By David Shepardson
WASHINGTON (Reuters) -Boeing Chief Executive Dave Calhoun told Aviation Week in an interview that the planemaker could be forced to cancel the 737 Max 10 over potential regulatory issues.
Boeing has a December deadline to win approval for the 737 MAX 10 – the largest member of its best-selling single-aisle airplane family. Otherwise, it must meet new cockpit alerting requirements under a 2020 law, unless Congress waives it. Calhoun’s comments could put more pressure on Congress.

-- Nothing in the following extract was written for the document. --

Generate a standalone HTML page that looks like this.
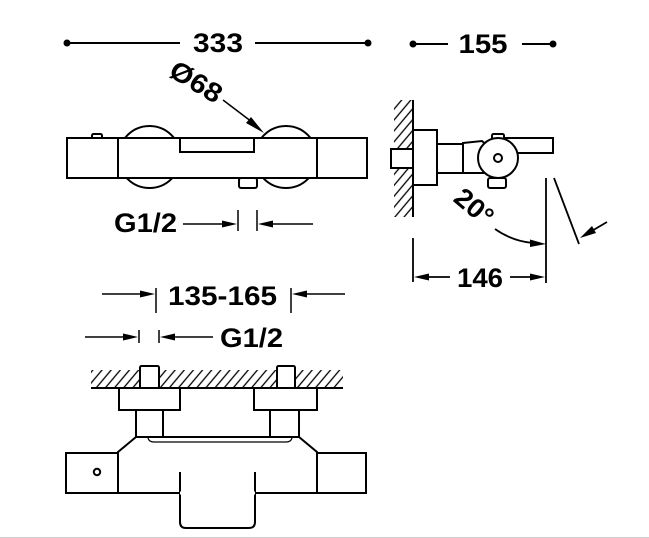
<!DOCTYPE html>
<html><head><meta charset="utf-8"><style>
html,body{margin:0;padding:0;background:#fff;}
svg{display:block;}
text{font-family:"Liberation Sans",sans-serif;font-weight:bold;fill:#000;}
</style></head><body>
<svg width="649" height="538" viewBox="0 0 649 538" xmlns="http://www.w3.org/2000/svg">
<defs>
<pattern id="h" patternUnits="userSpaceOnUse" width="7" height="7" patternTransform="rotate(40)">
<line x1="1" y1="0" x2="1" y2="7" stroke="#000" stroke-width="1.3"/>
</pattern>
</defs>
<g stroke="#000" stroke-width="2" fill="none">
<!-- 333 -->
<line x1="67" y1="43" x2="180" y2="43"/>
<line x1="255" y1="43" x2="368" y2="43"/>
<!-- 155 -->
<line x1="413" y1="44" x2="448" y2="44"/>
<line x1="522" y1="44" x2="553" y2="44"/>
</g>
<g fill="#000">
<circle cx="67" cy="43" r="3.5"/><circle cx="368" cy="43" r="3.5"/>
<circle cx="413" cy="44" r="3.5"/><circle cx="553" cy="44" r="3.5"/>
</g>
<text x="218" y="52" font-size="27" text-anchor="middle" textLength="50" lengthAdjust="spacingAndGlyphs">333</text>
<text x="483" y="53" font-size="27" text-anchor="middle" textLength="49" lengthAdjust="spacingAndGlyphs">155</text>

<!-- Ø68 -->
<g transform="translate(196,82) rotate(31)"><text x="0" y="9" font-size="27" text-anchor="middle" textLength="56" lengthAdjust="spacingAndGlyphs">Ø68</text></g>
<line x1="223" y1="100" x2="252" y2="122" stroke="#000" stroke-width="1.5"/>
<polygon points="264,133 246,123 251,117" fill="#000"/>

<!-- top view -->
<g stroke="#000" stroke-width="2" fill="#fff">
<circle cx="149.5" cy="157" r="31"/>
<circle cx="286" cy="157" r="31"/>
<rect x="92" y="134" width="10" height="5" rx="1.5"/>
<rect x="239" y="178" width="18" height="10" rx="2"/>
<rect x="67" y="138" width="300" height="40"/>
<line x1="118" y1="138" x2="118" y2="178"/>
<line x1="317" y1="138" x2="317" y2="178"/>
<rect x="180" y="138" width="74" height="14"/>
</g>

<!-- G1/2 upper -->
<text x="145.5" y="232" font-size="27" text-anchor="middle" textLength="63" lengthAdjust="spacingAndGlyphs">G1/2</text>
<g stroke="#000" stroke-width="1.5" fill="none">
<line x1="183" y1="224" x2="226" y2="224"/>
<line x1="238" y1="210" x2="238" y2="231"/>
<line x1="257" y1="210" x2="257" y2="231"/>
<line x1="270" y1="224" x2="313" y2="224"/>
</g>
<g fill="#000">
<polygon points="237,224 222,220.5 222,227.5"/>
<polygon points="258,224 273,220.5 273,227.5"/>
</g>

<!-- side view -->
<rect x="394" y="100" width="19" height="117" fill="url(#h)"/>
<g stroke="#000" stroke-width="2" fill="#fff">
<line x1="413" y1="100" x2="413" y2="217"/>
<rect x="391" y="149" width="22" height="19"/>
<rect x="413" y="130" width="24" height="55"/>
<rect x="437" y="144" width="26" height="29"/>
<path d="M463,143 L482,141 L490,148 L485,173 L463,173 Z"/>
<rect x="492" y="134" width="12" height="6" rx="1.5"/>
<rect x="488" y="178" width="18" height="10" rx="2"/>
<rect x="505" y="138" width="48" height="15"/>
<circle cx="498" cy="158" r="20"/>
<circle cx="498" cy="158" r="4"/>
</g>
<g stroke="#000" stroke-width="1.8" fill="none">
<line x1="546" y1="178" x2="546" y2="283"/>
<line x1="554" y1="178" x2="579" y2="244"/>
<line x1="607" y1="222" x2="590" y2="232"/>
<path d="M495,229 Q512,241 533,243"/>
<line x1="413" y1="238" x2="413" y2="282"/>
<line x1="420" y1="277" x2="450" y2="277"/>
<line x1="510" y1="277" x2="540" y2="277"/>
</g>
<g fill="#000">
<polygon points="580,238 592,226 596,233"/>
<polygon points="546,244 530,239.5 530,247"/>
<polygon points="414,277 429,273.5 429,280.5"/>
<polygon points="545,277 530,273.5 530,280.5"/>
</g>
<g transform="translate(474,207) rotate(40)"><text x="0" y="9" font-size="27" text-anchor="middle" textLength="42" lengthAdjust="spacingAndGlyphs">20°</text></g>
<text x="480" y="287" font-size="27" text-anchor="middle" textLength="46" lengthAdjust="spacingAndGlyphs">146</text>

<!-- 135-165 -->
<text x="222.5" y="305" font-size="27" text-anchor="middle" textLength="109" lengthAdjust="spacingAndGlyphs">135-165</text>
<g stroke="#000" stroke-width="1.5" fill="none">
<line x1="102" y1="294" x2="142" y2="294"/>
<line x1="156" y1="288" x2="156" y2="313"/>
<line x1="291" y1="288" x2="291" y2="313"/>
<line x1="305" y1="294" x2="345" y2="294"/>
<line x1="85" y1="337" x2="126" y2="337"/>
<line x1="139" y1="330" x2="139" y2="343"/>
<line x1="159" y1="330" x2="159" y2="343"/>
<line x1="172" y1="337" x2="213" y2="337"/>
</g>
<g fill="#000">
<polygon points="155,294 140,290.5 140,297.5"/>
<polygon points="292,294 307,290.5 307,297.5"/>
<polygon points="138,337 123,333.5 123,340.5"/>
<polygon points="160,337 175,333.5 175,340.5"/>
</g>
<text x="251.5" y="347" font-size="27" text-anchor="middle" textLength="63" lengthAdjust="spacingAndGlyphs">G1/2</text>

<!-- bottom view -->
<rect x="91" y="370" width="252" height="18" fill="url(#h)"/>
<g stroke="#000" stroke-width="2" fill="#fff">
<line x1="91" y1="388" x2="343" y2="388"/>
<rect x="140" y="366" width="19" height="22" rx="1.5"/>
<rect x="277" y="366" width="18" height="22" rx="1.5"/>
<rect x="119" y="388" width="61" height="22"/>
<rect x="254" y="388" width="63" height="22"/>
<rect x="136" y="410" width="27" height="27"/>
<rect x="270" y="410" width="29" height="27"/>
<path d="M118,453 L118,452 L136,437 L299,437 L317,452 L317,493 L118,493 Z"/>
<rect x="66" y="453" width="52" height="40"/>
<rect x="317" y="453" width="49" height="40"/>
<path d="M180,472 L180,522 Q180,528 186,528 L249,528 Q255,528 255,522 L255,472" />
<circle cx="97" cy="472" r="3.2"/>
</g>
<path d="M148,438 Q149,442 154,442 L286,442 Q291,442 292,438" stroke="#000" stroke-width="1.3" fill="none"/>
<line x1="180" y1="493" x2="255" y2="493" stroke="#fff" stroke-width="3"/>
<line x1="0" y1="537.5" x2="649" y2="537.5" stroke="#ccc" stroke-width="1"/>
</svg>
</body></html>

“If you go through the things we’ve been through, the debts that we’ve had to accumulate, our ability to respond, or willingness to see things through even a world without the -10 is not that threatening,” Calhoun told Aviation Week, adding that he does not expect to cancel the 737 MAX 10 but said “it’s just a risk.”

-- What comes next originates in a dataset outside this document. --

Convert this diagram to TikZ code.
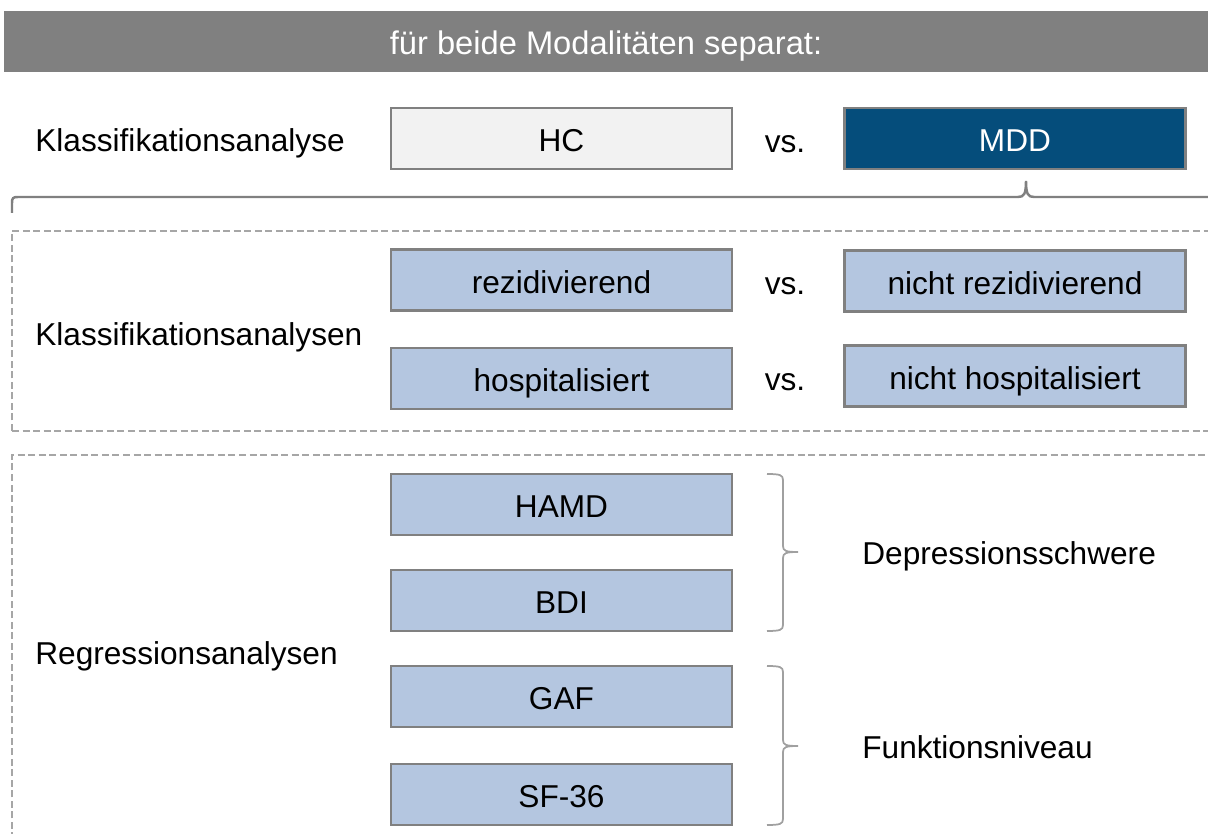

A Boeing spokeswoman confirmed the accuracy of Calhoun’s quotes and reiterated the planemaker is “working transparently with the (Federal Aviation Administration) to provide the information they need, and are committed to meeting their expectations and those of our customers to certify and deliver the 737-10.”
The 2022 deadline was mandated by Congress as part of broader regulatory reforms at the FAA after fatal 737 MAX crashes in 2018 and 2019 killed 346 people.

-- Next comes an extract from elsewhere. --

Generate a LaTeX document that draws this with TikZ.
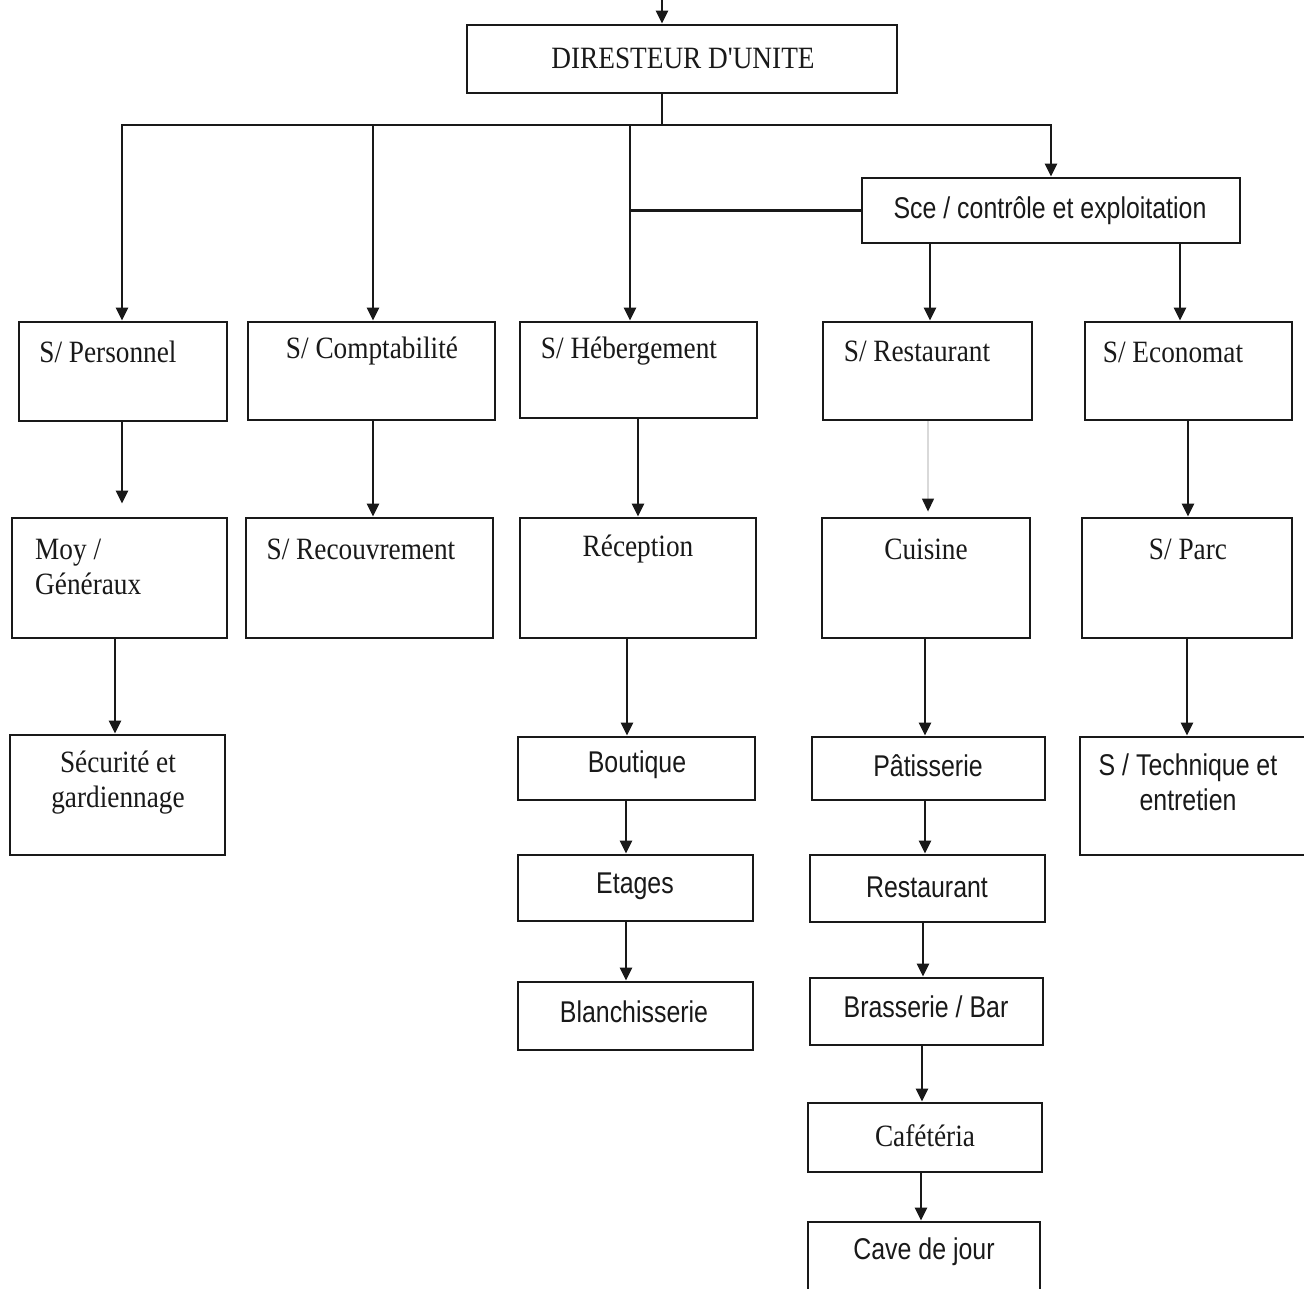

Boeing has more than 640 orders for MAX 10 planes from 17 airlines, Aviation Week said. In June 2021, United Airlines said it would order another 150 MAX 10s.
In March, the FAA warned Boeing it may not win certification of the MAX 10 by the end of the year and asked the company to provide a “mature certification schedule.” Boeing declined to comment on its current certification schedule.
Unlike other Boeing aircraft, the 737 lacks the Engine Indicating and Crew Alerting System known as EICAS.
Missing the deadline could require Boeing to revamp the jet’s crew alerting system and mean separate pilot training.
Calhoun told Aviation Week: “I think our case is persuasive enough. … This is a risk I’m willing to take. If I lose the fight, I lose the fight.”